Wherever there is abuse there is the underbelly of manipulation.  And manipulation forces a response.  We either see it and it stirs within us a response to that impropriety or we don’t see it and we’re manipulated.  Oftentimes it’s those who are manipulated who go along with the romance while others who see or experience abuse occur call it and face the consequences because they faced the abuser.

The victim of abuse has seen and felt and tasted what the abuser is capable of.  They warn those who remain in the community, but they’re scapegoated in a plethora of ways in the process.

Those who are gated ‘safely’ in the community still have it in their best interests to overlook ‘little issues’ that require further enquiry — especially in a Christian context where integrity should be second to none.  Subconsciously they know which side their bread is buttered on and they’d be loath to rock the boat.  But oh what a price to pay to ignore the truth.

The survivor of abuse looks and feels like a pariah.  They’ve been intimidated, excluded, shunned, and their behaviour to call a challenge on the alleged abuser is highlighted as an act of wicked contempt.

Who is to know the truth when the abuser has the bases loaded?  They know how to play the game, and they’ll always ensure they’re five steps ahead — why?  Because they’re the manipulator!

We always need to be on the lookout for any relationship where another person is always needing to be a few steps ahead, where they need to have the power differential, and where you always feel at a disadvantage.

The beauty of the best relationships is we can just be us, we feel safe, as if we have nothing to prove, nothing to gain, because the other person also has nothing to prove and nothing to gain.  The best relationships feature us being us, them being them; no second-guessing, no manoeuvring, no watching our back (or them watching theirs).

The community is being duped by the abuser just as much as the victim has been; the difference is the manipulation is in play oftentimes with the permission of those who are in active fellowship with the narcissist, but the abused person has since been relegated and is being manipulated from outside.  The abuser retains control.

There are those in the community of the abuser who will scoff at this phenomenon — until that is that they themselves are caught offside as the next scapegoat.  The only way people remain ‘safe’ in a toxic environment is by agreeing wholeheartedly with playing their role in the game that the abuser has chosen to play.

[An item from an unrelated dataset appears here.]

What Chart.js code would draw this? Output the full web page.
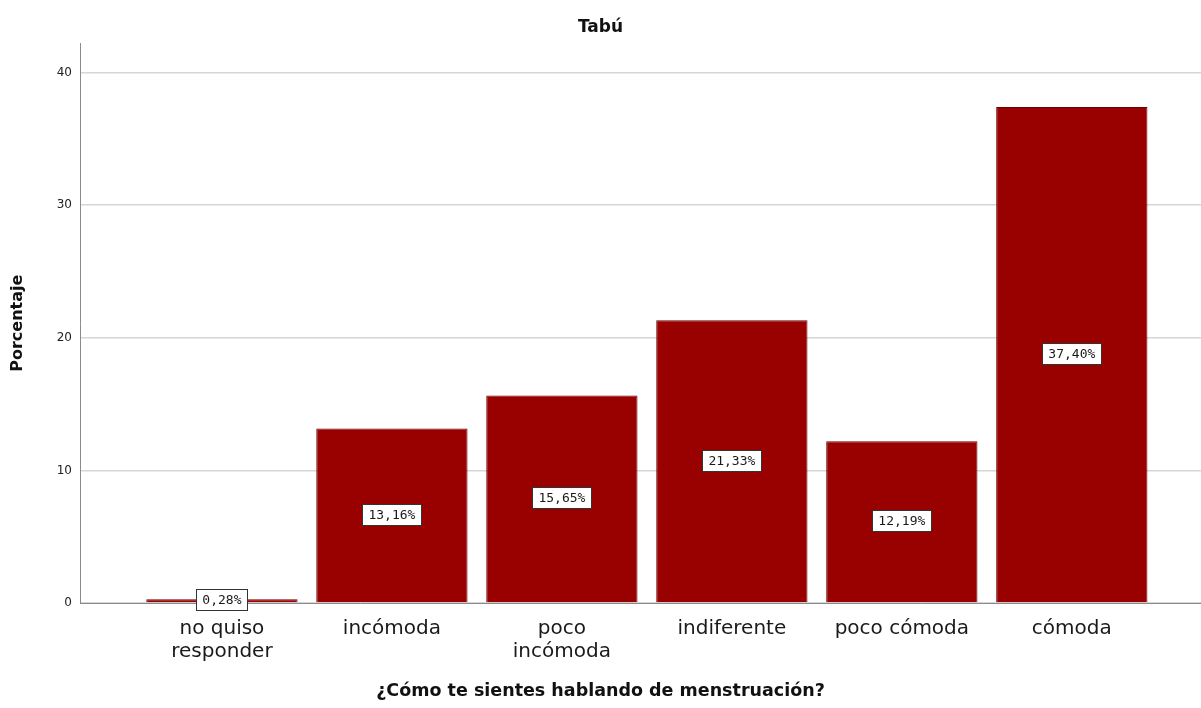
<!DOCTYPE html>
<html>
<head>
<meta charset="utf-8">
<script src="https://cdn.jsdelivr.net/npm/chart.js@4"></script>
<style>
  html, body { margin: 0; padding: 0; background: #fff; }
  #wrap { width: 1201px; height: 708px; }
</style>
</head>
<body>
<div id="wrap"><canvas id="tabuChart" width="1201" height="708"></canvas></div>
<script>
const categories = [['no quiso', 'responder'], 'incómoda', ['poco', 'incómoda'], 'indiferente', 'poco cómoda', 'cómoda'];
const percentages = [0.28, 13.16, 15.65, 21.33, 12.19, 37.40];
const yTicks = [0, 10, 20, 30, 40];

// boxed value labels in the middle of each bar
const boxLabels = {
    id: 'boxLabels',
    afterDatasetsDraw(chart) {
        const ctx = chart.ctx;
        const meta = chart.getDatasetMeta(0);
        ctx.save();
        ctx.font = '13px "DejaVu Sans Mono", monospace';
        ctx.textAlign = 'center';
        ctx.textBaseline = 'middle';
        meta.data.forEach((bar, i) => {
            const txt = percentages[i].toFixed(2).replace('.', ',') + '%';
            const w = Math.round(ctx.measureText(txt).width + 12);
            const h = 21;
            const cy = (bar.y + bar.base) / 2 - 1;
            const x0 = Math.round(bar.x - w / 2), y0 = Math.round(cy - h / 2);
            ctx.fillStyle = '#ffffff';
            ctx.fillRect(x0, y0, w, h);
            ctx.strokeStyle = '#333333';
            ctx.lineWidth = 1;
            ctx.strokeRect(x0 + 0.5, y0 + 0.5, w, h);
            ctx.fillStyle = '#1a1a1a';
            ctx.fillText(txt, bar.x, cy + 1);
        });
        ctx.restore();
    }
};

new Chart(document.getElementById('tabuChart'), {
    type: 'bar',
    data: {
        datasets: [{
            data: percentages.map((v, i) => ({ x: i, y: v })),
            backgroundColor: '#990000',
            borderColor: '#6e0000',
            borderWidth: 1,
            barPercentage: 0.89,
            categoryPercentage: 1,
        }],
    },
    options: {
        responsive: false,
        animation: false,
        plugins: {
            legend: { display: false },
            tooltip: { enabled: false },
            title: {
                display: true,
                text: 'Tabú',
                color: '#111',
                font: { family: 'DejaVu Sans', size: 17, weight: 'bold' },
                padding: { top: 17, bottom: 6 },
            },
            subtitle: {
                display: true,
                position: 'bottom',
                text: '¿Cómo te sientes hablando de menstruación?',
                color: '#111',
                font: { family: 'DejaVu Sans', size: 17.5, weight: 'bold' },
                padding: { top: 0, bottom: 6 },
            },
        },
        scales: {
            x: {
                type: 'linear',
                offset: false,
                min: -0.835,
                max: 5.76,
                afterBuildTicks: s => { s.ticks = categories.map((_, i) => ({ value: i })); },
                afterFit: s => { s.height = 78; },
                grid: { display: false, drawTicks: false, offset: false },
                border: { color: '#8a8a8a', width: 1 },
                ticks: {
                    padding: 15,
                    color: '#1a1a1a',
                    maxRotation: 0,
                    autoSkip: false,
                    font: { family: 'DejaVu Sans', size: 20, lineHeight: 1.12 },
                    callback: v => categories[v],
                },
            },
            y: {
                min: 0,
                max: 42.2,
                afterBuildTicks: s => { s.ticks = yTicks.map(v => ({ value: v })); },
                afterFit: s => { s.width = 80; },
                grid: { color: '#d6d6d6', lineWidth: 1.5, drawTicks: false },
                border: { color: '#8a8a8a', width: 1 },
                ticks: {
                    padding: 8,
                    color: '#222',
                    font: { family: 'DejaVu Sans', size: 12 },
                },
                title: {
                    display: true,
                    text: 'Porcentaje',
                    color: '#111',
                    font: { family: 'DejaVu Sans', size: 16, weight: 'bold' },
                    padding: { top: 8, bottom: 0 },
                },
            },
        },
    },
    plugins: [boxLabels],
});
</script>
</body>
</html>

It’s all a game to the narcissistic abuser.  They get their schadenfreude fun out of it, and they get giddy with their grand delusions of conquest.  There is always another narrative being spun.

If you’ve noticed people calling your leader to account and the dissenters have since disappeared, you have to ask yourself, why?

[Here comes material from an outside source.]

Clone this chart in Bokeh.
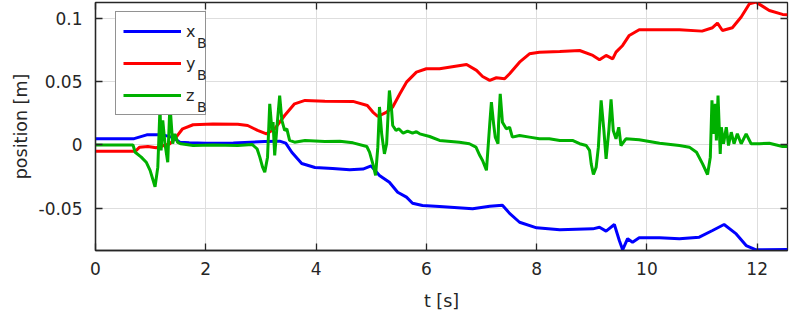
from bokeh.plotting import figure
from bokeh.models import (Range1d, FixedTicker, LinearAxis, Legend, LegendItem,
                          CustomLabelingPolicy)
from bokeh.embed import file_html
from bokeh.resources import INLINE

# ---------------- data ----------------
t_x = [0, 0.7, 0.93, 1.22, 1.4, 1.53, 1.7, 2.0, 2.5, 3.07,
       3.34, 3.45, 3.56, 3.74, 3.98, 4.3, 4.61, 4.85, 5.0, 5.15,
       5.33, 5.48, 5.64, 5.75, 5.93, 6.24, 6.84, 7.15, 7.38, 7.51,
       7.69, 8.0, 8.42, 9.02, 9.14, 9.26, 9.41, 9.5, 9.56, 9.65,
       9.74, 9.86, 10.23, 10.59, 10.95, 11.19, 11.4, 11.62, 11.8, 11.98,
       12.55]
x_B = [0.005, 0.005, 0.008, 0.008, 0.006, 0.0022, 0.0018, 0.0014, 0.0015, 0.0028,
       0.003, 0.0015, -0.0057, -0.0146, -0.0178, -0.0185, -0.0196, -0.019, -0.0165, -0.024,
       -0.0294, -0.0373, -0.0412, -0.046, -0.0478, -0.0486, -0.0504, -0.0483, -0.0475, -0.054,
       -0.061, -0.0654, -0.067, -0.0662, -0.065, -0.068, -0.0628, -0.0754, -0.0828, -0.074,
       -0.0768, -0.0733, -0.0733, -0.074, -0.0728, -0.0675, -0.0628, -0.0702, -0.0794, -0.0828,
       -0.0826]

t_y = [0, 0.72, 0.8, 0.95, 1.1, 1.35, 1.46, 1.58, 1.77, 2.13,
       2.58, 2.76, 2.94, 3.1, 3.25, 3.43, 3.61, 3.8, 4.16, 4.67,
       4.93, 5.03, 5.12, 5.28, 5.39, 5.52, 5.64, 5.82, 6.0, 6.24,
       6.73, 6.91, 7.02, 7.15, 7.27, 7.42, 7.51, 7.69, 7.87, 8.05,
       8.42, 8.78, 9.02, 9.14, 9.26, 9.38, 9.44, 9.56, 9.68, 9.86,
       10.59, 11.0, 11.19, 11.28, 11.37, 11.55, 11.71, 11.86, 11.98, 12.22,
       12.46, 12.55]
y_B = [-0.005, -0.005, -0.0017, -0.0012, -0.0022, 0.001, 0.006, 0.0128, 0.016, 0.0165,
       0.0164, 0.0154, 0.0115, 0.0088, 0.0128, 0.0233, 0.0325, 0.0352, 0.0346, 0.0344,
       0.0312, 0.026, 0.0225, 0.026, 0.03, 0.0404, 0.0496, 0.0575, 0.0602, 0.0602,
       0.0636, 0.0589, 0.0541, 0.051, 0.0531, 0.0523, 0.0562, 0.0654, 0.072, 0.0733,
       0.0738, 0.0746, 0.0707, 0.0673, 0.0707, 0.068, 0.0733, 0.0786, 0.0865, 0.091,
       0.091, 0.0899, 0.0926, 0.0962, 0.0904, 0.0926, 0.101, 0.1115, 0.1128, 0.1062,
       0.1031, 0.1028]

t_z = [0, 0.68, 0.72, 0.83, 0.92, 0.99, 1.08, 1.13, 1.17, 1.19,
       1.22, 1.26, 1.31, 1.35, 1.4, 1.44, 1.49, 1.55, 1.77, 2.13,
       2.58, 2.84, 2.93, 2.98, 3.03, 3.07, 3.12, 3.16, 3.2, 3.22,
       3.25, 3.29, 3.34, 3.38, 3.43, 3.47, 3.52, 3.61, 3.8, 4.16,
       4.43, 4.67, 4.92, 4.97, 5.03, 5.08, 5.12, 5.15, 5.19, 5.24,
       5.28, 5.31, 5.33, 5.37, 5.39, 5.45, 5.5, 5.58, 5.66, 5.75,
       5.82, 5.88, 6.06, 6.24, 6.6, 6.78, 6.9, 6.97, 7.02, 7.09,
       7.12, 7.15, 7.18, 7.22, 7.25, 7.3, 7.31, 7.34, 7.38, 7.45,
       7.51, 7.56, 7.69, 7.87, 8.05, 8.23, 8.42, 8.65, 8.78, 8.9,
       8.96, 8.99, 9.03, 9.08, 9.12, 9.17, 9.22, 9.26, 9.31, 9.35,
       9.39, 9.44, 9.49, 9.53, 9.62, 9.86, 10.23, 10.59, 10.77, 10.9,
       11.01, 11.1, 11.15, 11.18, 11.21, 11.24, 11.26, 11.29, 11.33, 11.35,
       11.39, 11.44, 11.48, 11.53, 11.58, 11.64, 11.71, 11.8, 11.89, 12.04,
       12.22, 12.46, 12.55]
z_B = [0, 0, -0.0057, -0.0096, -0.0136, -0.02, -0.033, -0.0175, 0.03, -0.0043,
       0.0194, 0.001, -0.0136, 0.032, 0.001, 0.0088, 0.002, 0.001, -0.0004, 0,
       -0.0004, 0.0004, -0.003, -0.0096, -0.0175, -0.0215, -0.0096, 0.0325, 0.0115, 0.018,
       -0.0083, 0.014, 0.039, 0.0194, 0.0115, 0.0128, 0.0036, 0.0022, 0.0036, 0.0028,
       0.003, 0.0017, -0.0012, -0.0057, -0.0149, -0.024, -0.0017, 0.03, 0.0088, -0.007,
       0.001, 0.0273, 0.043, 0.0273, 0.0154, 0.0115, 0.0128, 0.0093, 0.011, 0.0093,
       0.0105, 0.0088, 0.0067, 0.0036, 0.0022, 0.001, -0.0017, -0.0083, -0.0122, -0.02,
       -0.0017, 0.0167, 0.0338, 0.0167, 0.0062, 0.001, 0.0167, 0.0404, 0.018, 0.0128,
       0.014, 0.0062, 0.0075, 0.0062, 0.0049, 0.005, 0.0036, 0.0036, 0.001, -0.0004,
       -0.0043, -0.0149, -0.0233, -0.0175, -0.0017, 0.0352, 0.0115, -0.0109, 0.0115, 0.036,
       0.0115, 0.0049, 0.014, -0.0004, 0.0049, 0.0041, 0.0014, -0.0004, -0.0017, -0.0057,
       -0.0149, -0.0233, -0.0096, 0.0352, 0.0088, 0.0325, 0.0036, 0.039, -0.007, 0.014,
       0.001, 0.014, -0.0004, 0.0101, 0.001, 0.0088, 0.001, 0.0088, 0.001, 0.001,
       0.0014, -0.0012, -0.0012]

x_ticks = [0, 2, 4, 6, 8, 10, 12]
y_ticks = [-0.05, 0, 0.05, 0.1]
y_tick_labels = ["-0.05", "0", "0.05", "0.1"]
series_names = ["x", "y", "z"]
subscript = "B"

# ---------------- styling ----------------
FONT = "DejaVu Sans"
AX = "#262626"
COLORS = ["#0000ff", "#ff0000", "#00b000"]

p = figure(width=789, height=315, output_backend="svg", toolbar_location=None,
           x_range=Range1d(0, 12.55), y_range=Range1d(-0.0833, 0.1125),
           min_border_left=95, min_border_right=2, min_border_top=2,
           min_border_bottom=65)
p.background_fill_color = "white"
p.border_fill_color = "white"
p.outline_line_color = AX
p.outline_line_width = 1.3

r1 = p.line(t_x, x_B, line_color=COLORS[0], line_width=3)
r2 = p.line(t_y, y_B, line_color=COLORS[1], line_width=3)
r3 = p.line(t_z, z_B, line_color=COLORS[2], line_width=3)

p.xaxis.ticker = FixedTicker(ticks=x_ticks)
p.yaxis.ticker = FixedTicker(ticks=y_ticks)
p.yaxis.major_label_overrides = {v: s for v, s in zip(y_ticks, y_tick_labels)}

for ax in [p.xaxis[0], p.yaxis[0]]:
    ax.major_tick_in = 7
    ax.major_tick_out = 0
    ax.minor_tick_line_color = None
    ax.axis_line_color = AX
    ax.axis_line_width = 1.3
    ax.major_tick_line_color = AX
    ax.major_tick_line_width = 1.3
    ax.major_label_text_font = FONT
    ax.major_label_text_font_size = "17px"
    ax.major_label_text_color = AX
    ax.axis_label_text_font = FONT
    ax.axis_label_text_font_size = "17.5px"
    ax.axis_label_text_font_style = "normal"
    ax.axis_label_text_color = AX

p.xaxis.axis_label = "t [s]"
p.yaxis.axis_label = "position [m]"
p.xaxis.major_label_standoff = 11
p.yaxis.major_label_standoff = 13
p.xaxis.axis_label_standoff = 13
p.yaxis.axis_label_standoff = 5

# box ticks on top / right (no labels there)
hide_all = CustomLabelingPolicy(code="for (const i of indices) { indices.unset(i) }\nreturn indices")
top = LinearAxis(ticker=FixedTicker(ticks=x_ticks))
right = LinearAxis(ticker=FixedTicker(ticks=y_ticks))
for ax in (top, right):
    ax.major_tick_in = 7
    ax.major_tick_out = 0
    ax.minor_tick_line_color = None
    ax.axis_line_color = None
    ax.major_tick_line_color = AX
    ax.major_tick_line_width = 1.3
    ax.major_label_text_font_size = "0px"
    ax.major_label_standoff = 0
    ax.major_label_policy = hide_all
p.add_layout(top, "above")
p.add_layout(right, "right")

p.grid.grid_line_color = "#dedede"
p.grid.grid_line_width = 1
p.xgrid.ticker = FixedTicker(ticks=x_ticks)
p.ygrid.ticker = FixedTicker(ticks=y_ticks)

# main legend (x / y / z)
legend = Legend(items=[LegendItem(label=n, renderers=[r]) for n, r in zip(series_names, [r1, r2, r3])],
                location=(20, 135))
legend.margin = 0
legend.padding = 7
legend.spacing = 8
legend.glyph_width = 58
legend.glyph_height = 24
legend.label_height = 24
legend.label_width = 12
legend.label_standoff = 5
legend.label_text_font = FONT
legend.label_text_font_size = "16px"
legend.label_text_color = AX
legend.border_line_color = AX
legend.border_line_width = 1.3
legend.background_fill_color = "white"
legend.background_fill_alpha = 1
p.add_layout(legend)

# subscript "B" layer: a transparent legend overlaid, shifted down a little
blank = p.line(x=[], y=[], line_alpha=0)
sub_legend = Legend(items=[LegendItem(label=subscript, renderers=[blank]) for _ in series_names],
                    location=(20, 130.6))
sub_legend.margin = 0
sub_legend.padding = 7
sub_legend.spacing = 8
sub_legend.glyph_width = 77
sub_legend.glyph_height = 24
sub_legend.label_height = 24
sub_legend.label_width = 9
sub_legend.label_standoff = 5
sub_legend.label_text_font = FONT
sub_legend.label_text_font_size = "14px"
sub_legend.label_text_color = AX
sub_legend.border_line_color = None
sub_legend.background_fill_alpha = 0
p.add_layout(sub_legend)

open("out.html", "w").write(file_html(p, INLINE))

Leaders of integrity love being challenged.  They may not enjoy it, but their vision of leadership extends far beyond themselves.  They trust God.

If your leader has the full support of all their people all the time, there’s cause for concern.  Either they’re incredibly humble and are truly personable (meaning they have NO detractors) or they’ve fitted the environment with yes-men.

The abuser manipulates those within the community as much as they’ve manipulated those they’ve excommunicated.

Abusers feel they’re entitled to exploit people and situations within their control.  They have zero capacity for true empathy, though many of them have weaponised it, and they can feign empathy as if they’re the most empathetic persons alive.

Those in the community find it hard to believe — and don’t want to believe — that someone they need to trust isn’t trustworthy.  It’s easier, therefore, to discount and scapegoat the one ‘over there’ than challenge a person who seems to have so much support.  The thing is, there is usually more than one, and often a number people, ‘over there’.